Una librería dejó de vender los libros de un autor (Fernando Villegas) por culpa de sus declaraciones televisivas. Luego reconsideró la medida. ¿Por qué el hecho de que se venda o no tal autor en una librería debería importarnos a los que no lo leemos? En sustancia, una librería no es distinta de una rotisería, o una botillería. Vende un producto que se llama libros a unos compradores que se llaman lectores. Puede el dueño, por cierto, elegir qué libros vender y no vender en ella. Una librería que vendiera todos los libros que existen es una utopia tan extraña como el Aleph, engordado o no. Tener todos los libros no es la tarea de los libreros, sino el sueño y la pesadilla de las bibliotecas, públicas o no. Nunca lo logran estas tampoco, aunque solemos felicitarnos por la locura de su intento.
Esa pasión por guardar los libros en edificios más o menos sagrados demuestra a las claras por qué una librería no es una rotisería ni una panadería ni una botillería. Ni el Museo del Jamón en España pretende almacenar todos los jamones que el tiempo acumuló. Si un botillero se pusiera a vaciar los vinos que no le gustan, si el dueño de una tienda de ropa interior quemara calzoncillos en la vereda, no habría más alarma pública que pensar en la salud mental del aludido. Si se queman libros, malos, buenos o más o menos, el mundo se alarma. Parte de la monstruosidad del régimen nazi o de la dictadura chilena fue su afición justamente a las piras de libros.
Cuando se queman libros sentimos que es la sociedad entera, no solo los lectores, los que se enferman. En ese sentido, quizás las librerías se parecen más a las farmacias que a las rotiserías. Un farmacéutico no puede decidir no vender aspirinas porque no le gusta su envase. Solo puede decidir que un remedio o un tipo de remedio (los alopáticos o los homeopáticos, según el caso) engañan a los usuarios. Está sujeto por eso al control de una autoridad sanitaria y de la censura social permanente y comprensible.
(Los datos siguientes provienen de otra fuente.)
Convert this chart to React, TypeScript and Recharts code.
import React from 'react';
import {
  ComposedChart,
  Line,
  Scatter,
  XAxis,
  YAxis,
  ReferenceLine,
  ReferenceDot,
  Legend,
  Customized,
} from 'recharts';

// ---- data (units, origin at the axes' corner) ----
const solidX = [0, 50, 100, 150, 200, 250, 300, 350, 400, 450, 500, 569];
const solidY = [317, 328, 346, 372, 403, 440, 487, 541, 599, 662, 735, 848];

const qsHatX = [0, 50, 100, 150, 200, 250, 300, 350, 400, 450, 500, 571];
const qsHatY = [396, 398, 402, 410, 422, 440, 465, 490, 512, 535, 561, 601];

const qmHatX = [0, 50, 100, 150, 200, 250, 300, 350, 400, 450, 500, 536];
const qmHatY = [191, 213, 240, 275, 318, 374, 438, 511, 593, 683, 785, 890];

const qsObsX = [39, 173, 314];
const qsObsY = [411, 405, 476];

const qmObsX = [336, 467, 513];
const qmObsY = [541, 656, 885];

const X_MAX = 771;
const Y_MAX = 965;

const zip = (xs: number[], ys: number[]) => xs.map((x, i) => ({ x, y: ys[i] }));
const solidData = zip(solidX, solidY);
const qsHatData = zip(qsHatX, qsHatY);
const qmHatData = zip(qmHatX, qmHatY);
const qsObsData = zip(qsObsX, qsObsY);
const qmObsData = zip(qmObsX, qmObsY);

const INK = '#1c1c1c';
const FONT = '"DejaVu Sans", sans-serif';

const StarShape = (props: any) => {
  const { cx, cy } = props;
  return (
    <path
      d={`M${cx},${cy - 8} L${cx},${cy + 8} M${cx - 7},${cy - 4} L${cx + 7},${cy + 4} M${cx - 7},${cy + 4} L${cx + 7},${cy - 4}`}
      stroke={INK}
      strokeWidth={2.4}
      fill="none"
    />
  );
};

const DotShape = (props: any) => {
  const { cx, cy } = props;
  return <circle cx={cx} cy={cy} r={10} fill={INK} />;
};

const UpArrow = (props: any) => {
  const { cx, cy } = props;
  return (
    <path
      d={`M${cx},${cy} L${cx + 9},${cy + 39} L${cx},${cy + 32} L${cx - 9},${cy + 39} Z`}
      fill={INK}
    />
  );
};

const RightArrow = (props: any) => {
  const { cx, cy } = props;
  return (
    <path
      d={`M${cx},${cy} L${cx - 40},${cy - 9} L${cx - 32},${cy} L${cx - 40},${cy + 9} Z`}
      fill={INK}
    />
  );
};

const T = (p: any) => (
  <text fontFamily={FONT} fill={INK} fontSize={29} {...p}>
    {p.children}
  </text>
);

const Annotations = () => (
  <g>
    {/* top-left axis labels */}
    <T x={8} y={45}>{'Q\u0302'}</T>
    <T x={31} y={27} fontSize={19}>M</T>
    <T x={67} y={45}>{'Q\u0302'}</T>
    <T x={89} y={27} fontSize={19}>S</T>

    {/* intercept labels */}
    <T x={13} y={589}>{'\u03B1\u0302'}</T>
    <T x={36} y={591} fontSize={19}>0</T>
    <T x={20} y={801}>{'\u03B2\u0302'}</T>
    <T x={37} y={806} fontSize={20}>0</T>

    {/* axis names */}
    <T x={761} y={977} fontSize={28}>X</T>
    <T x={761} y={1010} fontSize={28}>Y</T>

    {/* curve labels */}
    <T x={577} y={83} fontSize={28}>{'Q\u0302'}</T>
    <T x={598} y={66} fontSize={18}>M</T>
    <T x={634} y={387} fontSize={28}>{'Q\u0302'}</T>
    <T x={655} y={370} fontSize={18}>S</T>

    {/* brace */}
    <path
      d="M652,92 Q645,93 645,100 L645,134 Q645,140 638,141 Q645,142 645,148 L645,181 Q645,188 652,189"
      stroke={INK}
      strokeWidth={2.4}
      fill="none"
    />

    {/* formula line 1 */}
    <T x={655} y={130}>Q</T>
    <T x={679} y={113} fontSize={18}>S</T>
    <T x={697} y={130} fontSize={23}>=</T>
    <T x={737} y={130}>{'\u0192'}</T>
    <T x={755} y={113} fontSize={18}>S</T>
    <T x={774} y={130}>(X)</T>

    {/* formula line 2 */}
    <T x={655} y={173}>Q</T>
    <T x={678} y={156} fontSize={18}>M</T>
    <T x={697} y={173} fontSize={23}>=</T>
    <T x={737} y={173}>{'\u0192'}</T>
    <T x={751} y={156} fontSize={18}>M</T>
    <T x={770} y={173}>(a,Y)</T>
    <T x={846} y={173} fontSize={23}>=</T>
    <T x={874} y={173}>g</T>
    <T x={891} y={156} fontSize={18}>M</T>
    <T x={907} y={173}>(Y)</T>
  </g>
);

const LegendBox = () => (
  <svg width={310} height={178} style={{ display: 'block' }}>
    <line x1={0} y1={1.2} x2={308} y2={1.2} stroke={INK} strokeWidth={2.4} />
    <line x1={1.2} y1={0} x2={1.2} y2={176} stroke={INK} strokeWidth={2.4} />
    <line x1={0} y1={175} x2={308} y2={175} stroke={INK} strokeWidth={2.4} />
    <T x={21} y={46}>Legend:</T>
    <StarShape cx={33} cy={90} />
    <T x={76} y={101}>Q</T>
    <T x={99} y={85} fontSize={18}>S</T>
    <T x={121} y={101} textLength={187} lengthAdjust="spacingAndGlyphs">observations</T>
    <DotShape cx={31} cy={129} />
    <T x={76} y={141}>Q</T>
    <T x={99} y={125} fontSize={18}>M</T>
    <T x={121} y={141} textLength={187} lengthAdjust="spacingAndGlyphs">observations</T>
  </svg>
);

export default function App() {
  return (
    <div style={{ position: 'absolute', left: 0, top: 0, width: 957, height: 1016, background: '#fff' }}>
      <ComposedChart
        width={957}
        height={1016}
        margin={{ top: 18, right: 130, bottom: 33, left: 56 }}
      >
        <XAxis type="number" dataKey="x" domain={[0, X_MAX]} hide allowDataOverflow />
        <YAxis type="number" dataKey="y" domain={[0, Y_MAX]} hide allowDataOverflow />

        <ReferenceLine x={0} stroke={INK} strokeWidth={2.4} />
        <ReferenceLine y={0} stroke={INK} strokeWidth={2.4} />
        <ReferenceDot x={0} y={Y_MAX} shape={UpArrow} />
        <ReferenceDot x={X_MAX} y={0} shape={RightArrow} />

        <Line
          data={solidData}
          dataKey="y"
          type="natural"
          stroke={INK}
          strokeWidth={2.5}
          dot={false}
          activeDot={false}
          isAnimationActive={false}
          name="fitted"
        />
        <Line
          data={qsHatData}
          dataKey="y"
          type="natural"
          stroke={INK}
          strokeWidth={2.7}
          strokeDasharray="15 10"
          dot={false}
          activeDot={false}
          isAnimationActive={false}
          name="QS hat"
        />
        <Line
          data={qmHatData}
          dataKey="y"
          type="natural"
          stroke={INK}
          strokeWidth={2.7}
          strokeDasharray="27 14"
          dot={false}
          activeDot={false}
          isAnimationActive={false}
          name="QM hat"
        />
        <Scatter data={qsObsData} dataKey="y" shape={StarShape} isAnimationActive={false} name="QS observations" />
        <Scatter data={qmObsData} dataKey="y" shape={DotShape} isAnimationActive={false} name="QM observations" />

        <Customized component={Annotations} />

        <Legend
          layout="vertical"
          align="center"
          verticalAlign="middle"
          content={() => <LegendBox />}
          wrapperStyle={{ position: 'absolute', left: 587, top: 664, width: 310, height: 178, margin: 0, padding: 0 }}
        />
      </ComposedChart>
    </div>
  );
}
Aún no conozco a nadie, sin embargo, que haya muerto porque no se le administró un libro a tiempo. Mucha gente vive perfectamente sin leer ni un solo libro en su vida. Los libros, nos guste o no a los que cometemos la imprudencia de escribirlos, no son de vida o muerte, aunque algo de ellos nos lleve a tratarlos como si lo fueran. ¿Qué es una librería, entonces, si no es una farmacia ni un almacén? ¿Qué convierte en tan extraño el producto que vende? Se suele justificar el estatus distinto de las librerías en el hecho que ahí se venden y compran ideas. Pero por desgracia y por suerte hay ideas gratis y a borbotones en cualquier radio o televisor encendidos. El que no quiera encender esos aparatos tiene las redes sociales para saber más o menos todo lo que se está opinando hoy en el mundo entero con más certeza que cualquier librero o aficionado a frecuentar librerías.
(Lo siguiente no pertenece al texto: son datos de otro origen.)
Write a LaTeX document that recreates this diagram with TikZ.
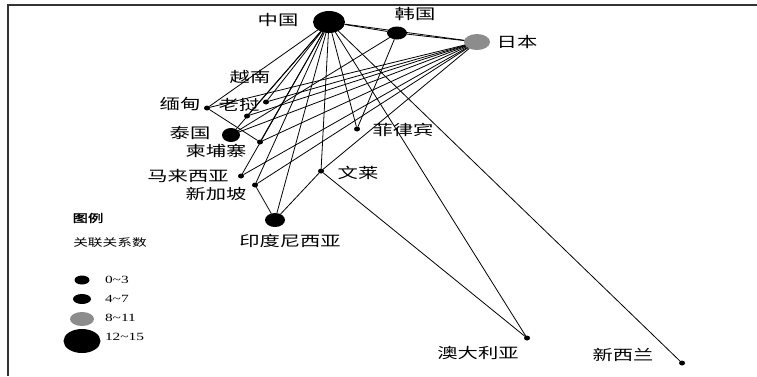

Ideas hay en todas partes, pero pensamiento generalmente hay solo en los libros. O más aún, hay una forma de pensar, una cabeza que piensa, que lo hace también con el resto del cuerpo. Lo que no hay en ese teléfono es la detención de una voz que te habla a ti y solo a ti, que te susurra al oído, sin poder protegerse de la proximidad alarmante de quien dice a solas quien es o quien quisiera ser. Lo que los libros nos regalan es la impresión de estar con alguien sin hacernos cargo de sus ruidos y olores molestos. Los libros nos permiten el gesto de que los otros entren en nuestro cuerpo. Hacen que nuestros ojos vean por los suyos.
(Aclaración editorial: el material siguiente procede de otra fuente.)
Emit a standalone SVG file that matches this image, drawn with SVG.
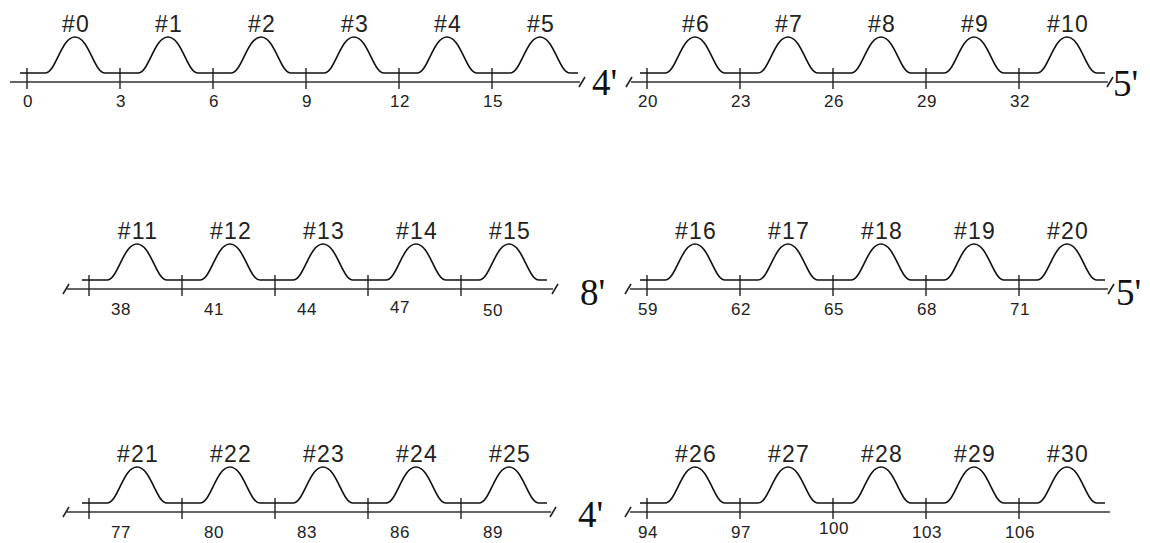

En ese sentido, las libreráas se parecen más a los prostíbulos que a cualquier otro negocio. Los prostíbulos venden cuerpos, las librerías algo parecido a las almas. Aunque más que alma lo que hay en los libros son voces, pronunciamiento, opiniones, suspiros, refutaciones, declaraciones. Más que cualquier otro negocio, las libreráas me recuerdan ciudades llenas a rabiar no de letras u hojas sino de gente. Por eso, que se queme un libro, o que se lo olvide, o que se lo pasé por alto, duele, porque es a un hombre, el símbolo al menos de un hombre, al que se quema, al que se olvida, al que se pasa por alto. Esto es algo que todos al mismo tiempo admitimos como imposible de evitar. Es algo que por suerte, al mismo tiempo, nos sigue pareciendo profundamente inadmisible.